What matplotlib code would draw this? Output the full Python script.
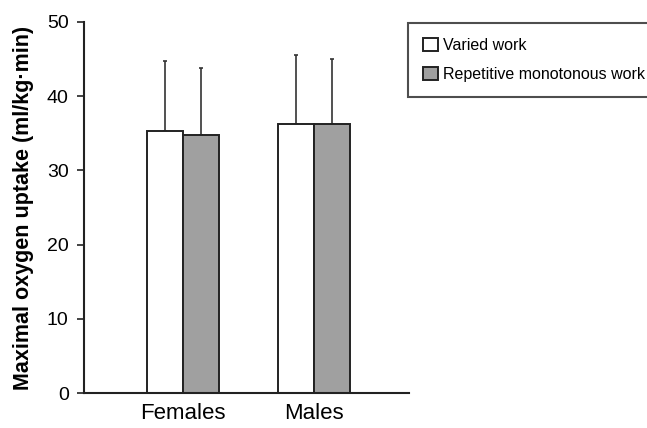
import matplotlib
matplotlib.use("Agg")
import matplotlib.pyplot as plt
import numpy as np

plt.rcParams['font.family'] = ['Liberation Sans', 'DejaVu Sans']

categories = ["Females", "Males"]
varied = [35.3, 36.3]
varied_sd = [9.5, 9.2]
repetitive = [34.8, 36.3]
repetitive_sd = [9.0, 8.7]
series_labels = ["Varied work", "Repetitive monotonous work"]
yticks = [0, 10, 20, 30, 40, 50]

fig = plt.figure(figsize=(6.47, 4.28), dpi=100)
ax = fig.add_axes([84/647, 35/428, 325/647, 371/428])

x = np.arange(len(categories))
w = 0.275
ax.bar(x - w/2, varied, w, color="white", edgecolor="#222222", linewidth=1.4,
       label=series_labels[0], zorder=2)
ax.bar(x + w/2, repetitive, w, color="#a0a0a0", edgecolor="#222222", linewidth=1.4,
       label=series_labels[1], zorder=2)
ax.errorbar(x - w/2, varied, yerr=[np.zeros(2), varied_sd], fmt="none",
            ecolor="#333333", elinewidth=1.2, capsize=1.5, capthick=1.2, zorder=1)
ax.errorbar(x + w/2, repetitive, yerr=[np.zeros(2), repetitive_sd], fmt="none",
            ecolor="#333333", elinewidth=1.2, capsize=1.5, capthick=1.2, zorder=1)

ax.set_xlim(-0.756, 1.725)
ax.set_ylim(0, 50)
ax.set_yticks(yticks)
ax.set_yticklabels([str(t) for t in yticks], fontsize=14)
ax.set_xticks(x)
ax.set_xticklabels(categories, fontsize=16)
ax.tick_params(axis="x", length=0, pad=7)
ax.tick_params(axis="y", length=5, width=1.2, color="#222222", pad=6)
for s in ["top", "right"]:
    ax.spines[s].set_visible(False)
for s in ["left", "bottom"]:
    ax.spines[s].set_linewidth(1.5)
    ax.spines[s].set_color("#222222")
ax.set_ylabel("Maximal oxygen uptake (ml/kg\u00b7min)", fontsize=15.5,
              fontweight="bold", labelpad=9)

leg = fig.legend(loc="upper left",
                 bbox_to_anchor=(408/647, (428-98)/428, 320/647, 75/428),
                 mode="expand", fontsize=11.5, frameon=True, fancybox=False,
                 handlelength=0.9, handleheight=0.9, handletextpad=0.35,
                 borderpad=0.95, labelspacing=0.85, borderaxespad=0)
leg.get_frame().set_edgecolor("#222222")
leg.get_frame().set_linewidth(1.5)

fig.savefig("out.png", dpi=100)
________
● Aim
Without the pictures, repeat the listing above exactly.

● Solution to the exercise
What matplotlib code would draw this? Output the full Python script.
import matplotlib
matplotlib.use("Agg")
import matplotlib.pyplot as plt
import numpy as np

plt.rcParams['font.family'] = ['Liberation Sans', 'DejaVu Sans']

categories = ["Females", "Males"]
varied = [35.3, 36.3]
varied_sd = [9.5, 9.2]
repetitive = [34.8, 36.3]
repetitive_sd = [9.0, 8.7]
series_labels = ["Varied work", "Repetitive monotonous work"]
yticks = [0, 10, 20, 30, 40, 50]

fig = plt.figure(figsize=(6.47, 4.28), dpi=100)
ax = fig.add_axes([84/647, 35/428, 325/647, 371/428])

x = np.arange(len(categories))
w = 0.275
ax.bar(x - w/2, varied, w, color="white", edgecolor="#222222", linewidth=1.4,
       label=series_labels[0], zorder=2)
ax.bar(x + w/2, repetitive, w, color="#a0a0a0", edgecolor="#222222", linewidth=1.4,
       label=series_labels[1], zorder=2)
ax.errorbar(x - w/2, varied, yerr=[np.zeros(2), varied_sd], fmt="none",
            ecolor="#333333", elinewidth=1.2, capsize=1.5, capthick=1.2, zorder=1)
ax.errorbar(x + w/2, repetitive, yerr=[np.zeros(2), repetitive_sd], fmt="none",
            ecolor="#333333", elinewidth=1.2, capsize=1.5, capthick=1.2, zorder=1)

ax.set_xlim(-0.756, 1.725)
ax.set_ylim(0, 50)
ax.set_yticks(yticks)
ax.set_yticklabels([str(t) for t in yticks], fontsize=14)
ax.set_xticks(x)
ax.set_xticklabels(categories, fontsize=16)
ax.tick_params(axis="x", length=0, pad=7)
ax.tick_params(axis="y", length=5, width=1.2, color="#222222", pad=6)
for s in ["top", "right"]:
    ax.spines[s].set_visible(False)
for s in ["left", "bottom"]:
    ax.spines[s].set_linewidth(1.5)
    ax.spines[s].set_color("#222222")
ax.set_ylabel("Maximal oxygen uptake (ml/kg\u00b7min)", fontsize=15.5,
              fontweight="bold", labelpad=9)

leg = fig.legend(loc="upper left",
                 bbox_to_anchor=(408/647, (428-98)/428, 320/647, 75/428),
                 mode="expand", fontsize=11.5, frameon=True, fancybox=False,
                 handlelength=0.9, handleheight=0.9, handletextpad=0.35,
                 borderpad=0.95, labelspacing=0.85, borderaxespad=0)
leg.get_frame().set_edgecolor("#222222")
leg.get_frame().set_linewidth(1.5)

fig.savefig("out.png", dpi=100)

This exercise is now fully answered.